Yu puts the growing list The Millswyn’s successes down to the quality of their offering. “Melbournians know quality and demand it,” he states. “That is what we concentrate on providing – unrivalled dining and drinking experience in an environment to match.”

Wines by the glass

  • 2008 Daniel Dampt Chablis AC – $14.5
  • 2009 Cullen ‘Mangan’ Malbec Blend – $17
  • 2009 La Spinetta Moscato d’Asti – $10
  • Sanchez Romate ‘Iberia’ Cream Sherry – $10

Bar 132

Bar 132

The room’s design tips its hat to the American joints that ruled and roared during the heady early days of cocktails and the contemporary cocktails have benefited from years of experimentation. Ingredients and techniques have matured and gastronomy has bled into mixology and the result is an art-meets-science style of offering.

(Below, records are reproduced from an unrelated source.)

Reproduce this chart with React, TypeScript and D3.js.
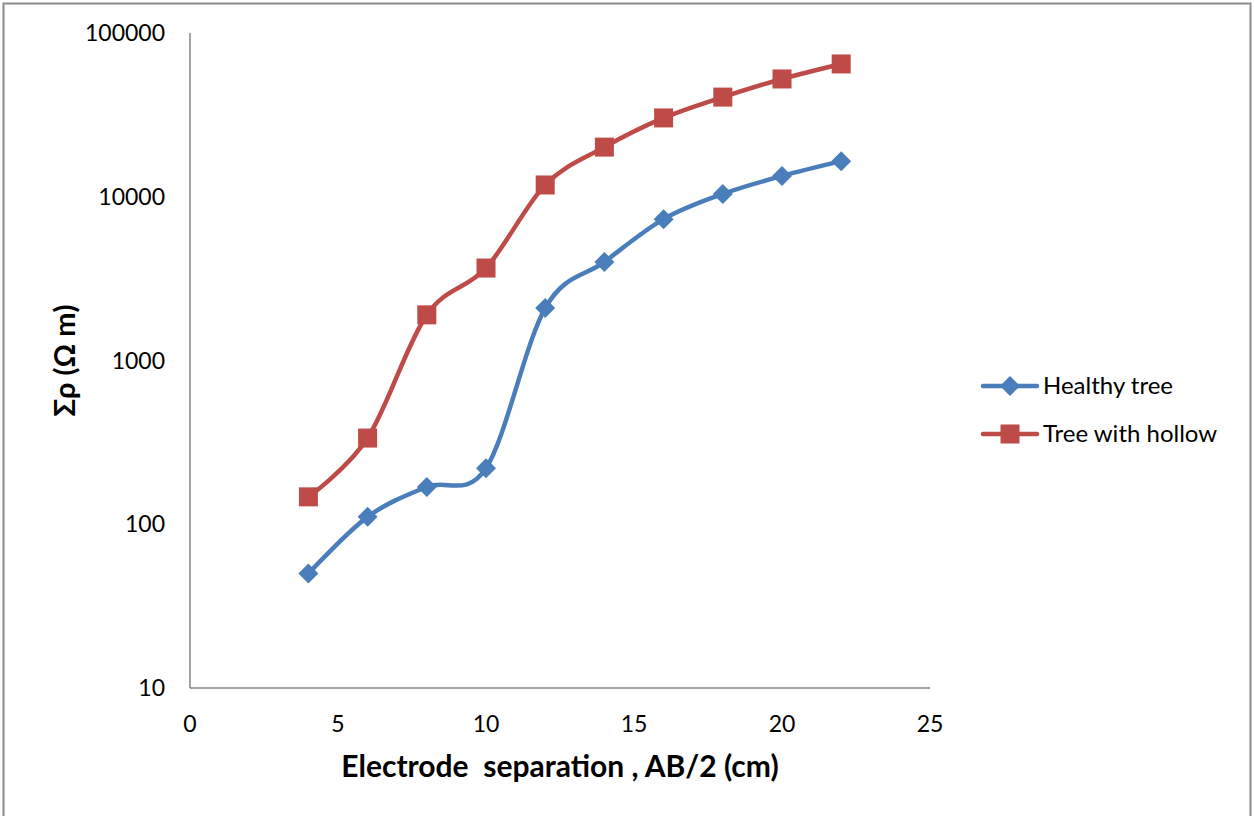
import React, { useEffect, useRef } from 'react';
import * as d3 from 'd3';

// Chart data
const separation = [4, 6, 8, 10, 12, 14, 16, 18, 20, 22];
const healthyTree = [50, 111, 169, 220, 2090, 4000, 7300, 10400, 13400, 16500];
const treeWithHollow = [147, 336, 1900, 3670, 11800, 20100, 30300, 40600, 52400, 64700];
const xTicks = [0, 5, 10, 15, 20, 25];
const yTicks = [10, 100, 1000, 10000, 100000];

const series = [
  { name: 'Healthy tree', values: healthyTree, color: '#4A7EBB', marker: 'diamond' },
  { name: 'Tree with hollow', values: treeWithHollow, color: '#BE4B48', marker: 'square' },
];

const W = 1254;
const H = 816;
const FONT = 'Lato, "Open Sans", sans-serif';

const App: React.FC = () => {
  const svgRef = useRef<SVGSVGElement>(null);

  useEffect(() => {
    if (!svgRef.current) return;
    const svg = d3.select(svgRef.current);
    svg.selectAll('*').remove();

    const x = d3.scaleLinear().domain([0, 25]).range([190, 930]);
    const y = d3.scaleLog().domain([10, 100000]).range([688, 33]);

    // outer chart border
    svg.append('rect')
      .attr('x', 3.5).attr('y', 3.5)
      .attr('width', 1247).attr('height', 830)
      .attr('fill', '#fff')
      .attr('stroke', '#8c8c8c')
      .attr('stroke-width', 2);

    // axes
    svg.append('line')
      .attr('x1', x(0)).attr('x2', x(0))
      .attr('y1', y(100000)).attr('y2', y(10))
      .attr('stroke', '#868686').attr('stroke-width', 1.5);
    svg.append('line')
      .attr('x1', x(0)).attr('x2', x(25))
      .attr('y1', y(10)).attr('y2', y(10))
      .attr('stroke', '#868686').attr('stroke-width', 1.5);

    // tick labels
    svg.append('g')
      .attr('font-family', FONT).attr('font-size', 23).attr('fill', '#000')
      .attr('text-anchor', 'end')
      .selectAll('text')
      .data(yTicks)
      .join('text')
      .attr('x', 165)
      .attr('y', d => y(d))
      .attr('dy', '0.35em')
      .text(d => String(d));

    svg.append('g')
      .attr('font-family', FONT).attr('font-size', 23).attr('fill', '#000')
      .attr('text-anchor', 'middle')
      .selectAll('text')
      .data(xTicks)
      .join('text')
      .attr('x', d => x(d))
      .attr('y', 732)
      .text(d => String(d));

    // axis titles
    svg.append('text')
      .attr('x', (x(0) + x(25)) / 2)
      .attr('y', 777)
      .attr('text-anchor', 'middle')
      .attr('font-family', FONT).attr('font-size', 30).attr('font-weight', 'bold')
      .attr('xml:space', 'preserve')
      .text('Electrode  separation , AB/2 (cm)');

    svg.append('text')
      .attr('transform', `translate(75, ${(y(10) + y(100000)) / 2}) rotate(-90)`)
      .attr('text-anchor', 'middle')
      .attr('font-family', FONT).attr('font-size', 29).attr('font-weight', 'bold')
      .text('Σρ (Ω m)');

    const line = d3.line<number>()
      .x((_, i) => x(separation[i]))
      .y(d => y(d))
      .curve(d3.curveCatmullRom.alpha(0));

    const drawMarker = (g: d3.Selection<SVGGElement, unknown, null, undefined>, kind: string, color: string, cx: number, cy: number) => {
      if (kind === 'diamond') {
        g.append('path')
          .attr('d', `M${cx},${cy - 10}L${cx + 10},${cy}L${cx},${cy + 10}L${cx - 10},${cy}Z`)
          .attr('fill', color);
      } else {
        g.append('rect')
          .attr('x', cx - 9.5).attr('y', cy - 9.5)
          .attr('width', 19).attr('height', 19)
          .attr('fill', color);
      }
    };

    series.forEach((s, si) => {
      const g = svg.append('g');
      g.append('path')
        .datum(s.values)
        .attr('d', line)
        .attr('fill', 'none')
        .attr('stroke', s.color)
        .attr('stroke-width', 4.5)
        .attr('stroke-linecap', 'round');
      s.values.forEach((v, i) => drawMarker(g, s.marker, s.color, x(separation[i]), y(v)));

      // legend entry
      const ly = 386 + si * 48;
      const lg = svg.append('g');
      lg.append('line')
        .attr('x1', 983).attr('x2', 1037)
        .attr('y1', ly).attr('y2', ly)
        .attr('stroke', s.color).attr('stroke-width', 4.5)
        .attr('stroke-linecap', 'round');
      drawMarker(lg, s.marker, s.color, 1010, ly);
      lg.append('text')
        .attr('x', 1043).attr('y', ly)
        .attr('dy', '0.35em')
        .attr('font-family', FONT).attr('font-size', 24)
        .text(s.name);
    });
  }, []);

  return (
    <svg
      ref={svgRef}
      width={W}
      height={H}
      style={{ position: 'absolute', left: 0, top: 0, background: '#fff' }}
    />
  );
};

export default App;
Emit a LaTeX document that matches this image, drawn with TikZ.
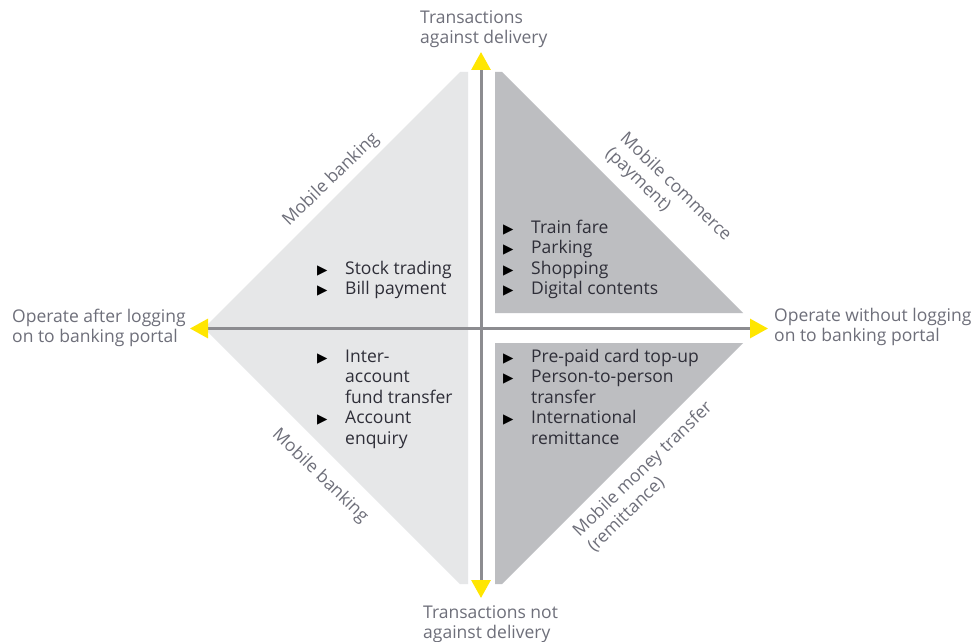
\documentclass[tikz,border=0pt]{standalone}
\usepackage{fontspec}
\setmainfont{Open Sans}
\newfontfamily\dejavu{DejaVu Sans}
\usetikzlibrary{arrows.meta}
\definecolor{quadlight}{HTML}{E6E7E8}
\definecolor{quaddark}{HTML}{BDBEC1}
\definecolor{axisgray}{HTML}{8C8C90}
\definecolor{eyyellow}{HTML}{FFE600}
\definecolor{labelgray}{HTML}{6E6F7A}
\definecolor{itemtext}{HTML}{2E2E38}
\newcommand{\bul}{\makebox[28pt][l]{\color{black}\dejavu\fontsize{13.5}{13.5}\selectfont ▶}}
\begin{document}
\begin{tikzpicture}[x=1pt,y=-1pt,
  quadL/.style={fill=quadlight, draw=none},
  quadD/.style={fill=quaddark, draw=none},
  axisline/.style={draw=axisgray, line width=3pt,
    {Triangle[length=18pt,width=19pt,color=eyyellow]}-{Triangle[length=18pt,width=19pt,color=eyyellow]}},
  axlabel/.style={inner sep=0pt, anchor=base west, text=labelgray, font=\fontsize{17.5}{20}\selectfont},
  edgelabel/.style={inner sep=0pt, text=labelgray, font=\fontsize{17.5}{21}\selectfont, align=left},
  items/.style={inner sep=0pt, anchor=base west, text=itemtext, font=\fontsize{17.5}{20.5}\selectfont}]
\useasboundingbox (0,0) rectangle (975,642);
\fill[white] (0,0) rectangle (975,642);
% quadrants
\fill[quadL] (468,72) -- (460,72) -- (204,328) -- (460,584) -- (468,584) -- cycle;
\fill[quadD] (495,72) -- (502,72) -- (743,313) -- (495,313) -- cycle;
\fill[quadD] (495,343) -- (743,343) -- (502,584) -- (495,584) -- cycle;
% axes
\coordinate (N) at (481,52);
\coordinate (S) at (481,598);
\coordinate (W) at (190,328.5);
\coordinate (E) at (768,328.5);
\draw[axisline] (W) -- (E);
\draw[axisline] (S) -- (N);
% axis labels
\node[axlabel] (top) at (420,24) {\begin{tabular}[t]{@{}l@{}}Transactions\\against delivery\end{tabular}};
\node[axlabel] (bottom) at (423,618) {\begin{tabular}[t]{@{}l@{}}Transactions not\\against delivery\end{tabular}};
\node[axlabel] (left) at (12,322) {\begin{tabular}[t]{@{}l@{}}Operate after logging\\on to banking portal\end{tabular}};
\node[axlabel] (right) at (774,321) {\begin{tabular}[t]{@{}l@{}}Operate without logging\\on to banking portal\end{tabular}};
% edge labels
\node[edgelabel, rotate=44] (mbtop) at (331,180) {Mobile banking};
\node[edgelabel, rotate=-44] (mc) at (668,195) {Mobile commerce\\(payment)};
\node[edgelabel, rotate=-44] (mbbot) at (320,476) {Mobile banking};
\node[edgelabel, rotate=44] (mm) at (650,477) {Mobile money transfer\\(remittance)};
% items
\node[items] (tl) at (317,274) {\begin{tabular}[t]{@{}l@{}l@{}}\bul&Stock trading\\\bul&Bill payment\end{tabular}};
\node[items] (tr) at (503,233) {\begin{tabular}[t]{@{}l@{}l@{}}\bul&Train fare\\\bul&Parking\\\bul&Shopping\\\bul&Digital contents\end{tabular}};
\node[items] (bl) at (317,362) {\begin{tabular}[t]{@{}l@{}l@{}}\bul&Inter-\\&account\\&fund transfer\\\bul&Account\\&enquiry\end{tabular}};
\node[items] (br) at (503,362) {\begin{tabular}[t]{@{}l@{}l@{}}\bul&Pre-paid card top-up\\\bul&Person-to-person\\&transfer\\\bul&International\\&remittance\end{tabular}};
\end{tikzpicture}
\end{document}
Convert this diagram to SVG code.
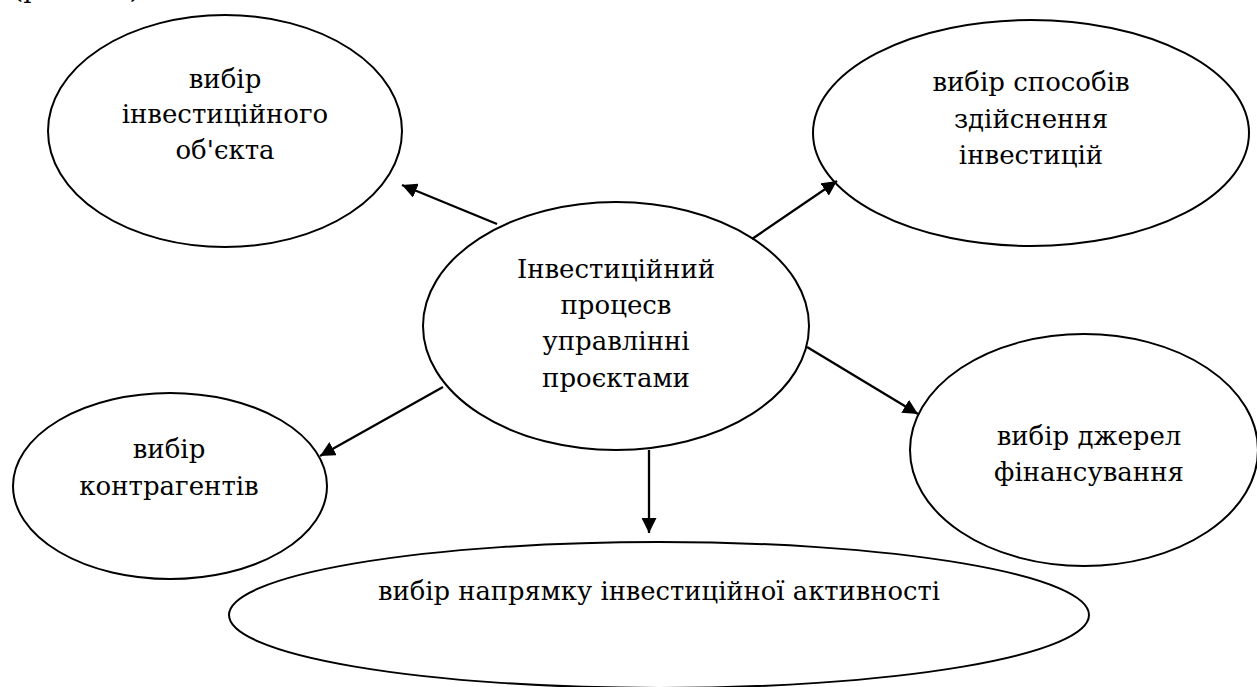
<svg xmlns="http://www.w3.org/2000/svg" width="1257" height="687" viewBox="0 0 1257 687">
  <style>
    .node { fill: #ffffff; stroke: #000000; stroke-width: 2; }
    .lbl { font-family: 'DejaVu Serif', 'Liberation Serif', serif; font-size: 26px; fill: #000000; text-anchor: middle; }
    .edge { stroke: #000000; stroke-width: 2.3; fill: none; marker-end: url(#arrow); }
  </style>
  <defs>
    <marker id="arrow" markerUnits="userSpaceOnUse" markerWidth="16" markerHeight="15" refX="15" refY="7.5" orient="auto">
      <path d="M0,0 L15,7.5 L0,15 Z" fill="#000000"/>
    </marker>
  </defs>
  <rect width="1257" height="687" fill="#ffffff"/>

  <!-- caption line above, mostly outside the page -->
  <text class="lbl" x="13" y="-2" style="text-anchor:start">(рис. 1.1)</text>

  <g id="node-object">
    <ellipse class="node" cx="225" cy="131" rx="177" ry="116"/>
    <text class="lbl" x="225" y="88">вибір</text>
    <text class="lbl" x="225" y="123">інвестиційного</text>
    <text class="lbl" x="225" y="159">об'єкта</text>
  </g>

  <g id="node-methods">
    <ellipse class="node" cx="1031" cy="133" rx="218" ry="113"/>
    <text class="lbl" x="1031" y="91">вибір способів</text>
    <text class="lbl" x="1031" y="128">здійснення</text>
    <text class="lbl" x="1031" y="164">інвестицій</text>
  </g>

  <g id="node-center">
    <ellipse class="node" cx="616" cy="326" rx="193" ry="124"/>
    <text class="lbl" x="616" y="278">Інвестиційний</text>
    <text class="lbl" x="616" y="314">процесв</text>
    <text class="lbl" x="616" y="350">управлінні</text>
    <text class="lbl" x="616" y="387">проєктами</text>
  </g>

  <g id="node-sources">
    <ellipse class="node" cx="1084" cy="450" rx="174" ry="116"/>
    <text class="lbl" x="1089" y="445">вибір джерел</text>
    <text class="lbl" x="1089" y="481">фінансування</text>
  </g>

  <g id="node-partners">
    <ellipse class="node" cx="170" cy="486" rx="157" ry="93"/>
    <text class="lbl" x="169" y="458">вибір</text>
    <text class="lbl" x="169" y="495">контрагентів</text>
  </g>

  <g id="node-direction">
    <ellipse class="node" cx="659" cy="615" rx="430" ry="73"/>
    <text class="lbl" x="659" y="600" textLength="562" lengthAdjust="spacingAndGlyphs">вибір напрямку інвестиційної активності</text>
  </g>

  <g id="connectors">
    <line class="edge" x1="497" y1="224" x2="402" y2="185"/>
    <line class="edge" x1="752" y1="239" x2="837" y2="181"/>
    <line class="edge" x1="807" y1="347" x2="918" y2="414"/>
    <line class="edge" x1="443" y1="387" x2="320" y2="456"/>
    <line class="edge" x1="649" y1="450" x2="649" y2="533"/>
  </g>
</svg>
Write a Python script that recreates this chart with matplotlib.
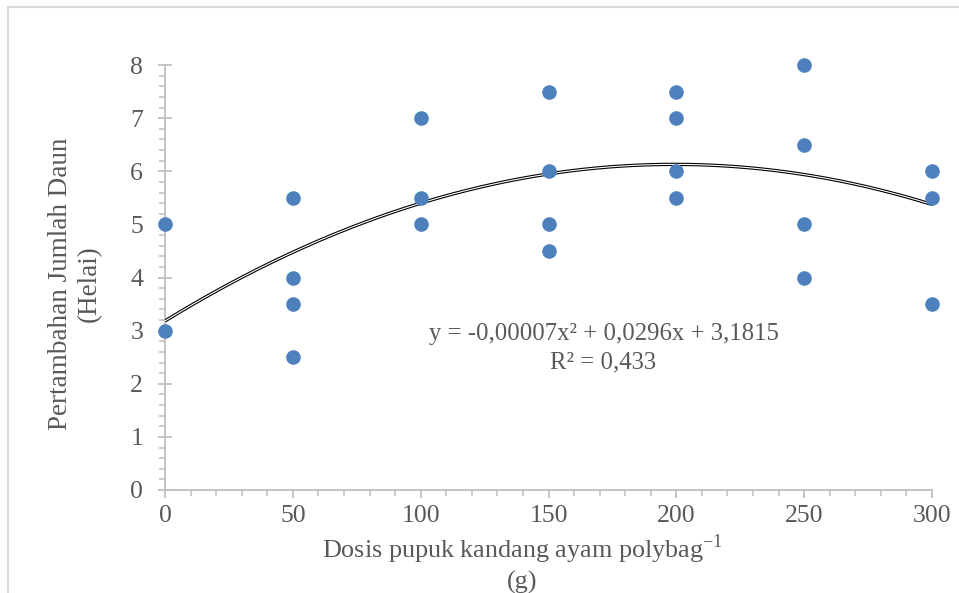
import numpy as np
import matplotlib
matplotlib.use("Agg")
import matplotlib.pyplot as plt
from matplotlib.ticker import MultipleLocator

plt.rcParams['font.family'] = ['Liberation Serif', 'DejaVu Serif']
plt.rcParams['mathtext.fontset'] = 'custom'
plt.rcParams['mathtext.rm'] = 'Liberation Serif'

# data
dose = [0, 0,
        50, 50, 50, 50,
        100, 100, 100,
        150, 150, 150, 150,
        200, 200, 200, 200,
        250, 250, 250, 250,
        300, 300, 300]
leaves = [5, 3,
          5.5, 4, 3.5, 2.5,
          7, 5.5, 5,
          7.5, 6, 5, 4.5,
          7.5, 7, 6, 5.5,
          8, 6.5, 5, 4,
          6, 5.5, 3.5]
trend_coef = [-0.0000743, 0.0296, 3.1815]
equation = "y = -0,00007x\u00b2 + 0,0296x + 3,1815"
r2_text = "R\u00b2 = 0,433"
xlabel_line1 = r"Dosis pupuk kandang ayam polybag$^{\mathrm{-1}}$"
xlabel_line2 = "(g)"
ylabel_text = "Pertambahan Jumlah Daun\n(Helai)"
xticks = [0, 50, 100, 150, 200, 250, 300]
yticks = [0, 1, 2, 3, 4, 5, 6, 7, 8]

W, H = 959, 593
fig = plt.figure(figsize=(W / 100, H / 100), dpi=100)
ax = fig.add_axes([165 / W, (H - 490) / H, (932 - 165) / W, (490 - 65) / H])

axis_col = '#BFBFBF'
txt_col = '#595959'

xs = np.linspace(0, 300, 300)
ys = np.polyval(trend_coef, xs)
ax.plot(xs, ys, color='black', lw=2.4, solid_capstyle='butt', zorder=3)
ax.plot(xs, ys, color='white', lw=0.8, solid_capstyle='butt', zorder=4)

ax.plot(dose, leaves, 'o', color='#4E80BD', markersize=10.5, markeredgewidth=0,
        zorder=5, clip_on=False)

ax.set_xlim(0, 300)
ax.set_ylim(0, 8)
for s in ['top', 'right']:
    ax.spines[s].set_visible(False)
for s in ['left', 'bottom']:
    ax.spines[s].set_color(axis_col)
    ax.spines[s].set_linewidth(1.3)

ax.set_xticks(xticks)
ax.set_yticks(yticks)
ax.xaxis.set_minor_locator(MultipleLocator(10))
ax.yaxis.set_minor_locator(MultipleLocator(0.2))
ax.tick_params(axis='x', which='major', direction='out', length=5.5, width=1.3,
               color=axis_col, labelcolor=txt_col, labelsize=18.5, pad=5.5)
ax.tick_params(axis='x', which='minor', direction='out', length=4, width=1.1, color=axis_col)
ax.tick_params(axis='y', which='major', direction='inout', length=10.5, width=1.3,
               color=axis_col, labelcolor=txt_col, labelsize=18.5, pad=10.5)
ax.tick_params(axis='y', which='minor', direction='out', length=4.5, width=1.1, color=axis_col)

fig.text(603.5 / W, 1 - 334 / H, equation, ha='center', va='center', fontsize=17.8, color=txt_col)
fig.text(603.5 / W, 1 - 362 / H, r2_text, ha='center', va='center', fontsize=17.8, color=txt_col)

fig.text(522 / W, 1 - 549 / H, xlabel_line1, ha='center', va='center', fontsize=18.8, color=txt_col)
fig.text(522 / W, 1 - 582 / H, xlabel_line2, ha='center', va='center', fontsize=18.8, color=txt_col)
fig.text(74.5 / W, 1 - 284 / H, ylabel_text, ha='center', va='center', rotation=90,
         fontsize=19.5, color=txt_col, linespacing=1.2)

# chart border (top and left visible)
fig.add_artist(plt.Line2D([8 / W, 1], [1 - 7 / H, 1 - 7 / H], color='#D9D9D9', lw=1.5,
                          transform=fig.transFigure))
fig.add_artist(plt.Line2D([8 / W, 8 / W], [0, 1 - 7 / H], color='#D9D9D9', lw=1.5,
                          transform=fig.transFigure))

fig.savefig('out.png', dpi=100)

“Bar 132 attracts a discerning crowd of drinkers who are keen to relax in an intimate environment,” says Yu. The aim of the clandestine boozer is to be able to provide the client with close attention and quality drinks rather than simply limiting the interaction to the fleeting moment at the bar.

This is a similar mantra to the one being spruiked at Black Pearl‘s new addition, The Attic, where staff spend time on the floor so as to engage more with the customer, moving away from the fleeting moment of connection at the busy bar.

“This is often a couple unwinding over a cocktail after their meal or a small group of friends who come solely for the bar,” says Yu of 132. “The immaculate space has also unsurprisingly proven to be very popular with those wishing to hold a private function.”

The drinks ordered are varied, but a favourite would have to be the Pillars of Empire; gin, kumquat and Earl Grey tea, and the Raspberry & Hibiscus Sonnet; a martini of raspberry and hibiscus infused vodka.